Mais cette excellente idée est quelque peu gâchée, je trouve, par ce film. La faute en revient en partie au scénario, et en partie à la réalisation. Le scénario en effet fait de cette vengeance l’élément central du film, reléguant le méchant (Matthieu Amalric, pas mauvais d’ailleurs) et sa machination (une sombre histoire autour de l’eau pas franchement crédible même si l’idée était bonne) au second plan. Ce qui compte dans le film, ce qui motive Bond, c’est sa vengeance et le film ne se termine d’ailleurs qu’une fois celle-ci terminée et James Bond vengé. Mais le scénario ne pose jamais la question du pourquoi : le film semble accepter tel quel la vengeance sans la questionner, ce qui est dommage. Par ailleurs, la réalisation pose un peu problème par un aspect un peu trop bande-annonce. J’aime beaucoup les scènes tournées à un rythme intense et sans plan fixe, mais tout le début n’est composé que comme ça, et j’avoue avoir trouvé ça un peu lourd. Si le film se calme un peu sur la fin, il reste filmé comme n’importe quel film d’action moderne, ce que Casino Royale avait su éviter.

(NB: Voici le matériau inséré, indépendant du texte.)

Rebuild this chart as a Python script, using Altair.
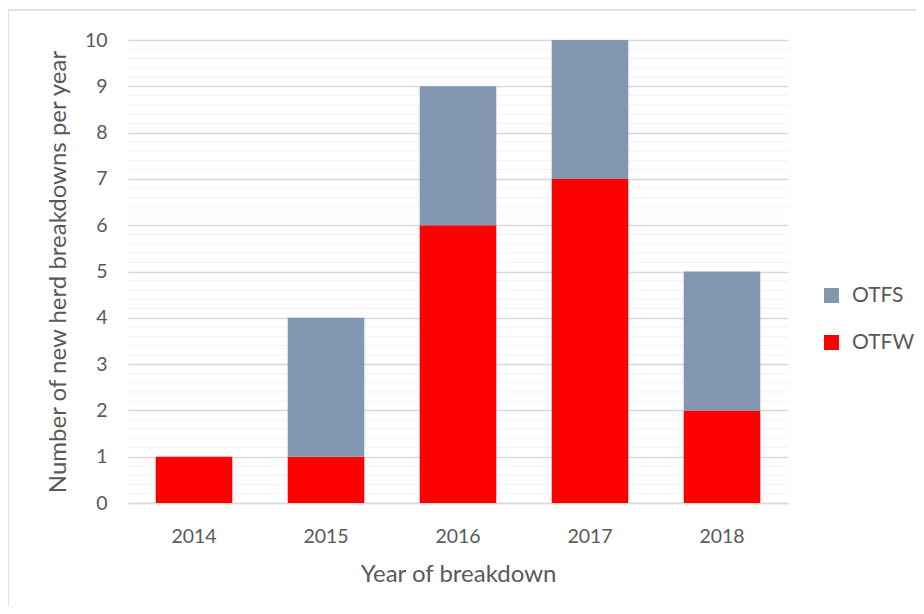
import altair as alt
import pandas as pd

years = ["2014", "2015", "2016", "2017", "2018"]
otfw = [1, 1, 6, 7, 2]
otfs = [0, 3, 3, 3, 3]
series = ["OTFS", "OTFW"]
colors = ["#8497B0", "#FF0000"]
y_ticks = [0, 1, 2, 3, 4, 5, 6, 7, 8, 9, 10]
minor_ticks = [round(i * 0.2, 1) for i in range(1, 50) if i % 5 != 0]

rows = []
for y, w, s in zip(years, otfw, otfs):
    rows.append({"year": y, "series": "OTFW", "value": w, "ord": 0})
    rows.append({"year": y, "series": "OTFS", "value": s, "ord": 1})
df = pd.DataFrame(rows)
minor_df = pd.DataFrame({"v": minor_ticks})

FONT = "Lato"
TXT = "#595959"

minor = alt.Chart(minor_df).mark_rule(color="#F2F2F2", strokeWidth=1).encode(
    y=alt.Y("v:Q", scale=alt.Scale(domain=[0, 10], nice=False))
)

bars = alt.Chart(df).mark_bar().encode(
    x=alt.X("year:N", sort=years, title="Year of breakdown",
            scale=alt.Scale(paddingInner=0.42, paddingOuter=0.21),
            axis=alt.Axis(labelAngle=0, labelFontSize=19.5, labelColor=TXT, labelPadding=24,
                          ticks=False, domainColor="#D9D9D9", domainWidth=1.5,
                          titleFontSize=24, titleColor=TXT, titleFontWeight="normal",
                          titlePadding=17, labelFont=FONT, titleFont=FONT)),
    y=alt.Y("value:Q", stack="zero", title="Number of new herd breakdowns per year",
            scale=alt.Scale(domain=[0, 10], nice=False),
            axis=alt.Axis(values=y_ticks, grid=True, gridColor="#D9D9D9", gridWidth=1.5,
                          domain=False, ticks=False, labelFontSize=19.5, labelColor=TXT,
                          labelPadding=21, titleFontSize=24, titleColor=TXT,
                          titleFontWeight="normal", titlePadding=14,
                          labelFont=FONT, titleFont=FONT)),
    color=alt.Color("series:N", scale=alt.Scale(domain=series, range=colors),
                    legend=alt.Legend(title=None, orient="none", legendX=693, legendY=245,
                                      symbolType="square", symbolSize=225, symbolStrokeWidth=0,
                                      labelFontSize=21, labelColor=TXT, labelFont=FONT,
                                      rowPadding=25, labelOffset=10)),
    order=alt.Order("ord:Q", sort="ascending"),
)

border_left = alt.Chart(pd.DataFrame({"a": [0]})).mark_rule(color="#D9D9D9", strokeWidth=1.5).encode(
    x=alt.value(-120), y=alt.value(-30), y2=alt.value(600)
)
border_top = alt.Chart(pd.DataFrame({"a": [0]})).mark_rule(color="#D9D9D9", strokeWidth=1.5).encode(
    x=alt.value(-120), x2=alt.value(800), y=alt.value(-30)
)

chart = alt.layer(minor, bars, border_left, border_top).properties(
    width=660, height=463,
    autosize=alt.AutoSizeParams(type="none"),
    padding={"left": 120, "top": 32, "right": 128, "bottom": 103},
).configure_view(stroke=None)

chart.save("out.html", embed_options={"renderer": "svg", "actions": False})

Quantum of Solace n’est définitivement plus un James Bond comme à la grande époque, celle de Sean Connery, de Roger Moore ou Pierce Brosnan, pas de doute là-dessus. Il radicalise en effet les choix de Casino Royale en supprimant tous les gadgets, en réduisant au minimum syndical les voitures (une seule course-poursuite) et les filles (une seule histoire d’un soir) mais aussi en supprimant tout humour ou légèreté. À la place, c’est la violence qui l’emporte, une violence crue, dure et assez froide de la part d’un James Bond calculateur. James Bond est devenu beaucoup plus humain, beaucoup plus réaliste et ça n’est pas un mal à mon avis.

Reste que Quantum of Solace n’arrive pas au niveau de Casino Royale, certes un niveau difficile à atteindre. Mais on a un peu le sentiment d’un film intermédiaire, avant un troisième qui serait la réelle suite de Casino Royale, comme si celui-ci n’était que l’épilogue du premier film avec Daniel Craig. On sent bien, à la fin du film, qu’une page est tournée pour James Bond : vengé, il peut enfin passer à autre chose. Sachant que Daniel Craig aurait signé pour au moins trois films, j’irai donc avec plaisir voir la suite !

Et même si cette critique peut sembler très négative, je ne me suis pas ennuyé une seconde pendant le film et le plaisir propre à tous les James Bond était bien là. Quantum of Solace est vraiment un bon film et un bon James Bond, mais pas aussi bon que Casino Royale.